**Given instruction**
Pictures stay out of the copy. Please reproduce only the lines between the one holding "What Chart.js code" and the one holding "const toPoints = vals", inclusive.

**Dataset content**

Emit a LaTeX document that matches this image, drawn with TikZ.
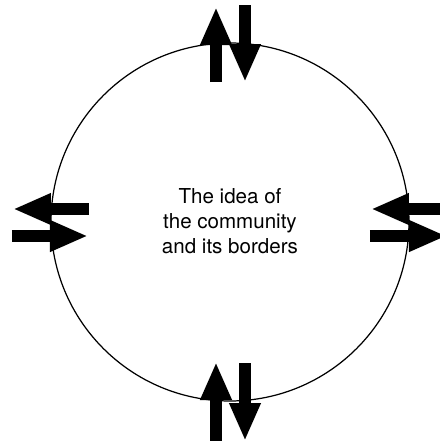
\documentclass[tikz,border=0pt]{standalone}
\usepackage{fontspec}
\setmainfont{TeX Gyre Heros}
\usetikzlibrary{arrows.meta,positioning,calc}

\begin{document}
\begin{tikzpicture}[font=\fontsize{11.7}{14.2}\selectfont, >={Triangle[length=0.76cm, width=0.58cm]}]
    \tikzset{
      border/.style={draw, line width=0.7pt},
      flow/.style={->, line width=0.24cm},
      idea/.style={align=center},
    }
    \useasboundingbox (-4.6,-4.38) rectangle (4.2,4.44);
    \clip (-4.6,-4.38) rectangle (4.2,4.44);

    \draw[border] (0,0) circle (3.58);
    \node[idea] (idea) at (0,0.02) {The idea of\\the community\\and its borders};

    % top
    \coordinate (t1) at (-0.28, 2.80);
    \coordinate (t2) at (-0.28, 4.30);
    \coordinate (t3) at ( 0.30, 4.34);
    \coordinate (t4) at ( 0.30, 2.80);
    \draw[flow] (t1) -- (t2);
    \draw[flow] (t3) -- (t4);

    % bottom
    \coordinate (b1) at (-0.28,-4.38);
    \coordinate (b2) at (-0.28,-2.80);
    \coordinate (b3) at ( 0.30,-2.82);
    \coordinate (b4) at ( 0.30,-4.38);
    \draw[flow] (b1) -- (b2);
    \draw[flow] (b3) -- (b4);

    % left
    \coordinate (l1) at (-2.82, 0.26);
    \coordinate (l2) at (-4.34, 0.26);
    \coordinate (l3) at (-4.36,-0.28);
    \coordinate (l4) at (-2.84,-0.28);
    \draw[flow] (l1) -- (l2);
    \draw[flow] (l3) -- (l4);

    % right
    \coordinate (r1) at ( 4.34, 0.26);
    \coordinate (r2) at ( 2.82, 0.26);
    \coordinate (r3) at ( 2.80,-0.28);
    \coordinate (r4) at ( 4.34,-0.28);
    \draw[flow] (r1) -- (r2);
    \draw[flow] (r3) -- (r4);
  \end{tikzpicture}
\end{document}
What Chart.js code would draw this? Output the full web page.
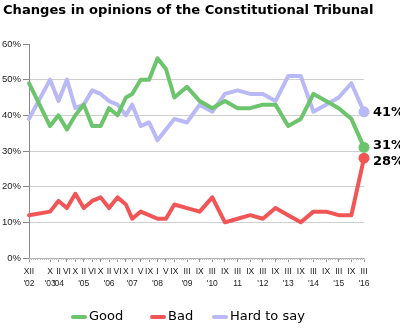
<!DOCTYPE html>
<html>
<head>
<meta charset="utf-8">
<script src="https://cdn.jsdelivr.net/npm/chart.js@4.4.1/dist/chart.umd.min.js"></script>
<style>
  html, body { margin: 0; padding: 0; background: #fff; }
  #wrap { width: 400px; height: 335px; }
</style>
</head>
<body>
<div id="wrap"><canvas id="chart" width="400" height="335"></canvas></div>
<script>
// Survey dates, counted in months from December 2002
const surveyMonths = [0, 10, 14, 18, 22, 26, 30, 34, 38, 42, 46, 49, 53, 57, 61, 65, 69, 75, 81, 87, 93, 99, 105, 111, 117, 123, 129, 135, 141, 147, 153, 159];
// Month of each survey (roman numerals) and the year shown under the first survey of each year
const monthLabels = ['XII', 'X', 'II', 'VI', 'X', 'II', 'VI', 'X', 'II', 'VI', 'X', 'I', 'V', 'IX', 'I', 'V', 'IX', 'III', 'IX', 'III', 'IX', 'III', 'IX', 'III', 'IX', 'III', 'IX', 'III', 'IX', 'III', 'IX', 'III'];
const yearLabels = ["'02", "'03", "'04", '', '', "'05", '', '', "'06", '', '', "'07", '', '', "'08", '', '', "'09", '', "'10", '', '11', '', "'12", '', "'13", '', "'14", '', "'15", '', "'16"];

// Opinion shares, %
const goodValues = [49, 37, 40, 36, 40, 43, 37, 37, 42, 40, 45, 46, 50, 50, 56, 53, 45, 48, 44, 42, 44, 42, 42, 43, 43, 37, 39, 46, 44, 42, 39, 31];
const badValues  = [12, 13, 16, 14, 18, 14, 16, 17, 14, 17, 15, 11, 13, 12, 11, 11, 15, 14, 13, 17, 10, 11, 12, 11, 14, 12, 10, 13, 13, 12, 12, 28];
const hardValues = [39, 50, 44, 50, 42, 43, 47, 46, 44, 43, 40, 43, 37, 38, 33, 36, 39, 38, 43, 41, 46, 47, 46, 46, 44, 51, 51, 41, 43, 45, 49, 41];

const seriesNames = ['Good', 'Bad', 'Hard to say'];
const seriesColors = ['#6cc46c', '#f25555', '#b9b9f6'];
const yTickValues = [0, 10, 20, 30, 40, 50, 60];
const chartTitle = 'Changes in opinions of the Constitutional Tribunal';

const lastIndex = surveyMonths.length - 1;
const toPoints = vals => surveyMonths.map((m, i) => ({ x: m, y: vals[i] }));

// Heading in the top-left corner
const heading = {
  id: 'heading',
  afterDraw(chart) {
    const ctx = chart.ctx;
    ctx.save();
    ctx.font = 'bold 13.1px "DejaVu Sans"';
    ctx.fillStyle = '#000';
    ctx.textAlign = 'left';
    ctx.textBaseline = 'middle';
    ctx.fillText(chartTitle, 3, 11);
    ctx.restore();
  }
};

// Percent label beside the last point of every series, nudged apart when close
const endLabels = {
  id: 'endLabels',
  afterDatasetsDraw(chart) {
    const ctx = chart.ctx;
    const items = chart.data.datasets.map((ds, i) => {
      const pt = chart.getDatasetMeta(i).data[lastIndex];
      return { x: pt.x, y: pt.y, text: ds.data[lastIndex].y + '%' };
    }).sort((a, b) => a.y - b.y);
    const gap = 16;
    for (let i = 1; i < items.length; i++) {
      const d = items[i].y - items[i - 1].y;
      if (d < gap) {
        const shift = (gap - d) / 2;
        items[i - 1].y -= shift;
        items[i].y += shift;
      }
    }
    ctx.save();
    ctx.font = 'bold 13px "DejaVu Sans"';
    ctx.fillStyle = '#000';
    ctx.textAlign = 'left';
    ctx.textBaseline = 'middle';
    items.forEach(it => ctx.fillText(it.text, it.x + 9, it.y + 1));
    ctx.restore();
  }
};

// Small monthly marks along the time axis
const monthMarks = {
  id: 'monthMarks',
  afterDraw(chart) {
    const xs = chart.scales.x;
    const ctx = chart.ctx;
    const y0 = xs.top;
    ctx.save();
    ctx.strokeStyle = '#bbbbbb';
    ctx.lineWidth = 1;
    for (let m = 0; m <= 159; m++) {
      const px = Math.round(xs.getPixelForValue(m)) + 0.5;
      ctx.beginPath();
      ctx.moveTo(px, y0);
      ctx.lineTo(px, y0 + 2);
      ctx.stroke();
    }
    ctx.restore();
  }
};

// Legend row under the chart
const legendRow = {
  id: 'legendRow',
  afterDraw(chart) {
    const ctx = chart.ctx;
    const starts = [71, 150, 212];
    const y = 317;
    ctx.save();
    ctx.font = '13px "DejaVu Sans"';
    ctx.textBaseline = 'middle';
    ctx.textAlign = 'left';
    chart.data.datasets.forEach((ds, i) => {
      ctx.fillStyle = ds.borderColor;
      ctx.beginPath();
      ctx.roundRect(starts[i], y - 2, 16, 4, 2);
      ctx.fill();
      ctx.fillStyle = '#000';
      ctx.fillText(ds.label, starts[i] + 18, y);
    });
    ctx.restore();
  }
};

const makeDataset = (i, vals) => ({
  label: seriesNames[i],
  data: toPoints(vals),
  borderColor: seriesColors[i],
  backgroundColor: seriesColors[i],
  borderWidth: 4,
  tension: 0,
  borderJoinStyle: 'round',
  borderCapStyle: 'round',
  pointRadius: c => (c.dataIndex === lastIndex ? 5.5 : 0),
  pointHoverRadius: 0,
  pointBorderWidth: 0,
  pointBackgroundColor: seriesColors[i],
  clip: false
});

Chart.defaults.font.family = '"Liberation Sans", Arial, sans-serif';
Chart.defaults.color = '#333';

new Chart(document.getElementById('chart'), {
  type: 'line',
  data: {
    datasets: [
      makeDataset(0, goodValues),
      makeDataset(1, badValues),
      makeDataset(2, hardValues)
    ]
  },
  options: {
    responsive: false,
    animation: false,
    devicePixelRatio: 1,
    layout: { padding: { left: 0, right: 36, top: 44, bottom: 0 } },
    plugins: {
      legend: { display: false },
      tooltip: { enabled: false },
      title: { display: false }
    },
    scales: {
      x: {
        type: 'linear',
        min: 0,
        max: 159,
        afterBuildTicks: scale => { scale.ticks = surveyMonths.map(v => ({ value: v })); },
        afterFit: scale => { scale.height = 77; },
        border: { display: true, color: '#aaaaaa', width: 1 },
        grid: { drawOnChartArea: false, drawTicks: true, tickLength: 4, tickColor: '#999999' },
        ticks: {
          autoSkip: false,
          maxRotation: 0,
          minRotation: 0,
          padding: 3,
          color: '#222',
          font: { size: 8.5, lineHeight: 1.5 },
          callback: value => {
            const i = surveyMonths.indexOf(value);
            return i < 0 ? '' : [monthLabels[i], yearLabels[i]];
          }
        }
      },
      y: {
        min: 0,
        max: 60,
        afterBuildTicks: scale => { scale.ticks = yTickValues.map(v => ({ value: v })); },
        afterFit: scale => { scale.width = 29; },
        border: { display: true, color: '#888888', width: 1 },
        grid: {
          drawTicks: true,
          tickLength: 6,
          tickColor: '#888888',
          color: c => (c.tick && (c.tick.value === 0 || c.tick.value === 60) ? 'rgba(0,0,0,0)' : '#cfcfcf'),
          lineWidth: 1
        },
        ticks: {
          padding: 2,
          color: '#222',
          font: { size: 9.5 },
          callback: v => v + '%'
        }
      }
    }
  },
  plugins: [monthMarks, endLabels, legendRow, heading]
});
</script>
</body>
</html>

**Response for this exercise**
What Chart.js code would draw this? Output the full web page.
<!DOCTYPE html>
<html>
<head>
<meta charset="utf-8">
<script src="https://cdn.jsdelivr.net/npm/chart.js@4.4.1/dist/chart.umd.min.js"></script>
<style>
  html, body { margin: 0; padding: 0; background: #fff; }
  #wrap { width: 400px; height: 335px; }
</style>
</head>
<body>
<div id="wrap"><canvas id="chart" width="400" height="335"></canvas></div>
<script>
// Survey dates, counted in months from December 2002
const surveyMonths = [0, 10, 14, 18, 22, 26, 30, 34, 38, 42, 46, 49, 53, 57, 61, 65, 69, 75, 81, 87, 93, 99, 105, 111, 117, 123, 129, 135, 141, 147, 153, 159];
// Month of each survey (roman numerals) and the year shown under the first survey of each year
const monthLabels = ['XII', 'X', 'II', 'VI', 'X', 'II', 'VI', 'X', 'II', 'VI', 'X', 'I', 'V', 'IX', 'I', 'V', 'IX', 'III', 'IX', 'III', 'IX', 'III', 'IX', 'III', 'IX', 'III', 'IX', 'III', 'IX', 'III', 'IX', 'III'];
const yearLabels = ["'02", "'03", "'04", '', '', "'05", '', '', "'06", '', '', "'07", '', '', "'08", '', '', "'09", '', "'10", '', '11', '', "'12", '', "'13", '', "'14", '', "'15", '', "'16"];

// Opinion shares, %
const goodValues = [49, 37, 40, 36, 40, 43, 37, 37, 42, 40, 45, 46, 50, 50, 56, 53, 45, 48, 44, 42, 44, 42, 42, 43, 43, 37, 39, 46, 44, 42, 39, 31];
const badValues  = [12, 13, 16, 14, 18, 14, 16, 17, 14, 17, 15, 11, 13, 12, 11, 11, 15, 14, 13, 17, 10, 11, 12, 11, 14, 12, 10, 13, 13, 12, 12, 28];
const hardValues = [39, 50, 44, 50, 42, 43, 47, 46, 44, 43, 40, 43, 37, 38, 33, 36, 39, 38, 43, 41, 46, 47, 46, 46, 44, 51, 51, 41, 43, 45, 49, 41];

const seriesNames = ['Good', 'Bad', 'Hard to say'];
const seriesColors = ['#6cc46c', '#f25555', '#b9b9f6'];
const yTickValues = [0, 10, 20, 30, 40, 50, 60];
const chartTitle = 'Changes in opinions of the Constitutional Tribunal';

const lastIndex = surveyMonths.length - 1;
const toPoints = vals => surveyMonths.map((m, i) => ({ x: m, y: vals[i] }));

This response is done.